Deshalb wollen die Verbraucherschützer den fast 60.000 Volksbank-Mitgliedern den Rücken stärken. Das Bankeneinheitsgesetz TUB sehe zwar in Art. 28 2. Absatz die Möglichkeit vor, das Austrittsrecht der Mitglieder zu beschränken. „Laut jüngster Rechtsprechung kann die Bank dieses Recht jedoch nicht vollständig bzw. ohne Zeitgrenzen beschränken oder die Auszahlung der Aktien des austretenden Mitglieds vollkommen ausschließen“, stellt die Verbraucherzentrale klar. Denn eine solche Ablehnung oder ewige Vertagung der Rückerstattung schränke de facto das Austrittsrecht ein, womit laut VZS nicht nur die spezifischen Normen des Bankensektors, sondern auch das Eigentumsrecht der Mitglieder eingeschränkt sowie den Prinzipien zum Schutz des Sparens widersprochen würde. Beide Rechte seien jedoch sogar verfassungsmäßig geschützt. „Wir werden die Entwicklungen in dieser Angelegenheit mit großer Aufmerksamkeit verfolgen und die SparerInnen auf allen Ebenen zu schützen suchen“, kündigen die Verbraucherschützer an.  Sie weisen auch darauf hin, dass im Fall einer Klage durch den von vielen Mitgleidern als zu niedrig empfundenen Auszahlungspreis festlegen würde.

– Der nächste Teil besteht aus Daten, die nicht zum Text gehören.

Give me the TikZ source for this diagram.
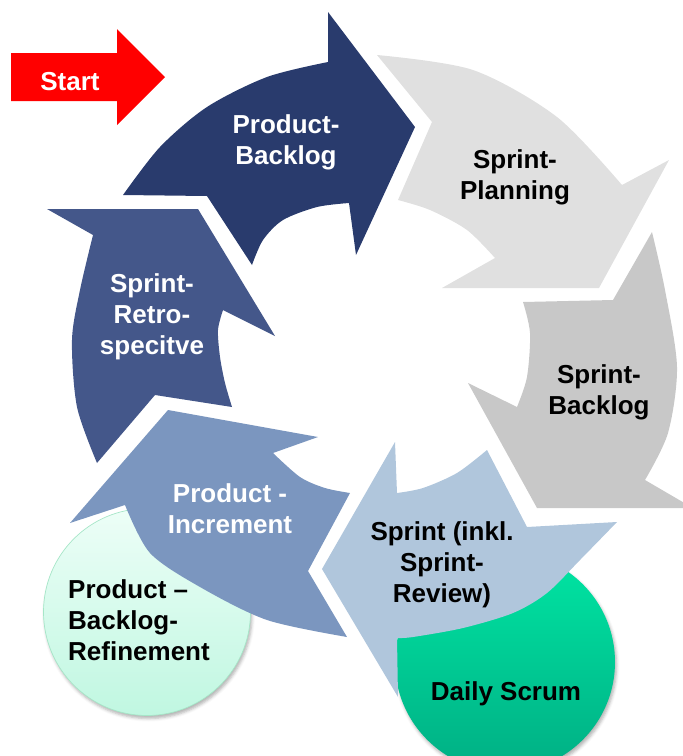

Mitglieder, die die Gelegenheit nutzen möchten, sich durch einen Austritt von der Bindung an die Gesellschaft zu lösen, haben dazu laut VZS die Möglichkeiten, nicht an der Versammlung teilzunehmen oder daran teilzunehmen und gegen die Umwandlung zu stimmen. In jedem Fall müssen sie der Bank ihren Rücktritt innerhalb von 15 Tagen ab Eintragung des Umwandlungsbeschlusses ins Handelsregister mit eingeschriebenem Brief mitteilen. Die Verbraucherzentrale stellt dafür ein Musterschreiben zur Verfügung. Sie empfiehlt darin nicht nur den Rücktritt von der Gesellschaft mitzuteilen, sondern auch festzuhalten, mit dem von der Bank festgelegten Auszahlungspreis der Aktien nicht einverstanden zu sein und sich jedes weitere Recht vorzubehalten, auch hinsichtlich einer eventuellen Schadenersatzforderung.